Today the pleasure of singing songs, playing games and playing powerful music from Zimbabwe, Netherlands, Ghana, Uganda, Philippines and Japan, with my colleagues in the other rooms visiting Venezuela and Indonesia. Radical healing work that invites the participants to consider whole new ways of organizing sound, bringing new rhythms and melodies into their bodies and breaking the illusion of “the other,” exposing the lie of “us and them” and bringing it all together into “we.”

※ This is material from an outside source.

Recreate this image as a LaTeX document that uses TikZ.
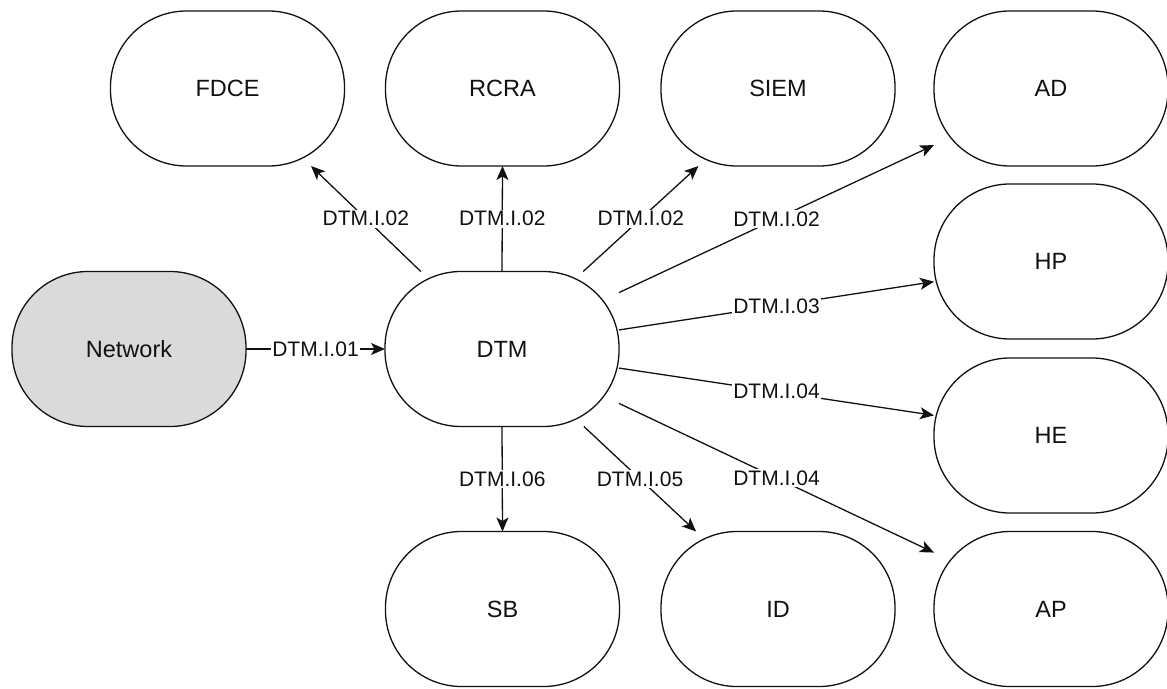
\documentclass[tikz,border=0pt]{standalone}
\usepackage{fontspec}
\setmainfont{Liberation Sans}
\usetikzlibrary{arrows.meta,calc}

\definecolor{inkline}{HTML}{111111}
\definecolor{netfill}{HTML}{DADADA}

\tikzset{
  pill/.style={draw=inkline, line width=1.3pt, rectangle, rounded corners=76pt,
    minimum width=234pt, minimum height=155pt, inner sep=0pt, outer sep=0pt,
    font=\fontsize{23.5}{28}\selectfont, text=inkline, fill=white},
  source/.style={pill, fill=netfill},
  flow/.style={draw=inkline, line width=1.3pt,
    -{Stealth[length=14pt, width=12pt, inset=3.5pt]}},
  tag/.style={fill=white, inner sep=1.5pt, text=inkline,
    font=\fontsize{21}{25}\selectfont}
}

\begin{document}
\begin{tikzpicture}[x=1pt, y=-1pt]
  \useasboundingbox (0,0) rectangle (1167,688);

  % systems around the monitor
  \node[pill] (fdce) at (227.5,88.5) {FDCE};
  \node[pill] (rcra) at (502.5,88.5) {RCRA};
  \node[pill] (siem) at (778,88.5)   {SIEM};
  \node[pill] (ad)   at (1051,88.5)  {AD};
  \node[pill] (hp)   at (1051,261.5) {HP};
  \node[pill] (he)   at (1051,435.5) {HE};
  \node[pill] (ap)   at (1051,609)   {AP};
  \node[source] (net) at (129,349)   {Network};
  \node[pill] (dtm)  at (502,349)    {DTM};
  \node[pill] (sb)   at (502.5,609)  {SB};
  \node[pill] (id)   at (778,609)    {ID};

  % input
  \draw[flow] (net.east) -- node[tag] {DTM.I.01} (dtm.west);

  % outputs upward
  \draw[flow] ($(dtm.north west)!0.153!(dtm.north east)$) -- node[tag] {DTM.I.02}
              ($(fdce.south west)!0.857!(fdce.south east)$);
  \draw[flow] (dtm.north) -- node[tag] {DTM.I.02} (rcra.south);
  \draw[flow] ($(dtm.north west)!0.847!(dtm.north east)$) -- node[tag] {DTM.I.02}
              ($(siem.south west)!0.16!(siem.south east)$);

  % outputs to the right
  \draw[flow] ($(dtm.north east)!0.136!(dtm.south east)$) -- node[tag] {DTM.I.02}
              ($(ad.north west)!0.865!(ad.south west)$);
  \draw[flow] ($(dtm.north east)!0.377!(dtm.south east)$) -- node[tag] {DTM.I.03}
              ($(hp.north west)!0.63!(hp.south west)$);
  \draw[flow] ($(dtm.north east)!0.623!(dtm.south east)$) -- node[tag] {DTM.I.04}
              ($(he.north west)!0.37!(he.south west)$);
  \draw[flow] ($(dtm.north east)!0.851!(dtm.south east)$) -- node[tag] {DTM.I.04}
              ($(ap.north west)!0.136!(ap.south west)$);

  % outputs downward
  \draw[flow] ($(dtm.south west)!0.85!(dtm.south east)$) -- node[tag] {DTM.I.05}
              ($(id.north west)!0.15!(id.north east)$);
  \draw[flow] (dtm.south) -- node[tag] {DTM.I.06} (sb.north);
\end{tikzpicture}
\end{document}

Then home to make a watermelon salad with some gazpacho, corn and chicken sausage. The salad has cucumber, mint, feta cheese, a touch of arugula and of course, watermelon, but when it came time to consider the dressing, my wife reminded me: limes. Which we didn’t have. So I walked the block and a half to my corner store and lo and behold! There they were. For $1.50, I walked away with two limes and a lemon, a pleasant short conversation with the Ethiopian storekeeper and the sense of gratitude that this sweet little corner store has weathered the onslaught of the large corporate markets and has faithfully served us since we moved here some 37 years ago. The walk instead of the drive, the exchange with someone who recognizes me, the sense of supporting small business— one of those little things that adds up to a quality of life far beyond the Costco run to the mall in a car. I like it and am grateful.
Perhaps I should have learned an Ethiopian song for tomorrow’s class?